It is contended that the manifest purpose of the testator was not merely to prevent the husband of Mrs. Whitney, but also the husband of either of her daughters, from any participation in his estate, and to keep it in his immediate family. If so, he has certainly failed to express such pui-pose, as it is only in case of “ decease without issue ” that he has shown any intention that the share bequeathed to either of his granddaughters named shall be disposed of by a devise over to his then surviving children. Mrs. Allen’s share was indeed to be kept in trust during her lifetime, but this is not inconsistent with holding that she was equitably the owner of the property. Trusts are subject to' the same rules of descent, and are deemed capable of the same limitations, as legal estates. Whatever would be deemed the rule of law if it were a legal estate, is applied in equity to a trust estate. Burgess v. Wheate, 1 W. Bl. 123, 160. Loring v. Eliot, 16 *101Gray, 568. Although the rule in Shelley’s case is not in force in this State, the words used in the devise do not operate to make the issue of Mrs. Allen purchasers under the will, but only to enlarge the estate conferred on her. Hayward v. Howe, ubi supra.
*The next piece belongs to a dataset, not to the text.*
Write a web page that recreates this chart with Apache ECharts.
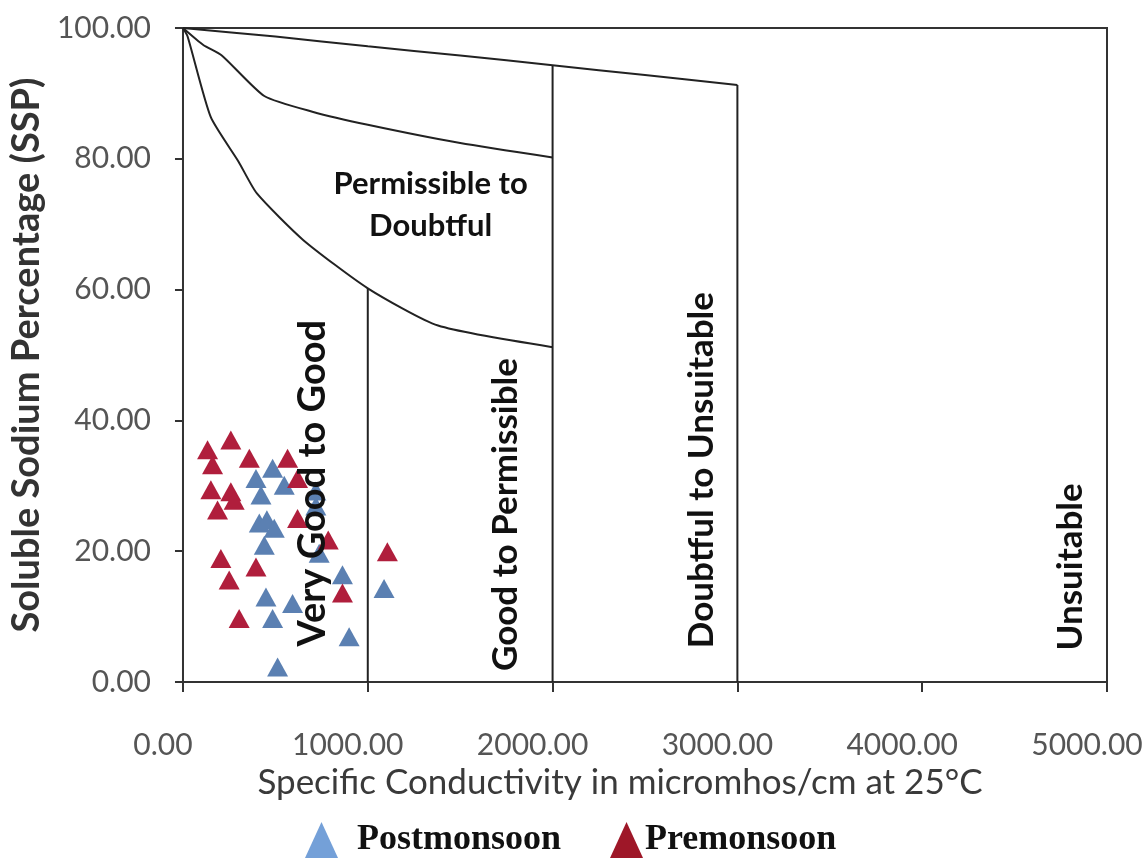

We do not perceive that the case as now presented requires us to determine whether the words “ decease without issue ” refer to an indefinite or to a definite failure of issue, — a question often difficult to decide in the construction of wills. In either case the result is the same, so far as the present disposition of the property, which consists of both personalty and realty, is concerned.

If the words are construed as meaning a definite failure of issue, while the ultimate limitation was a valid devise at the decease of Mrs. Allen, the contingency upon which it depends has not occurred, and cannot occur. Hooper v. Bradbury, ubi supra. The property is to be treated as her intestate property. The personalty will pass to her administrator, and, by the law which prevailed at the time of the decease of Mrs. Allen, the husband will be entitled to the whole thereof, after payment of debts and expenses. Pub. Sts. c. 135, § 3, cl. 3. In the real estate he will be entitled to his tenancy by the curtesy.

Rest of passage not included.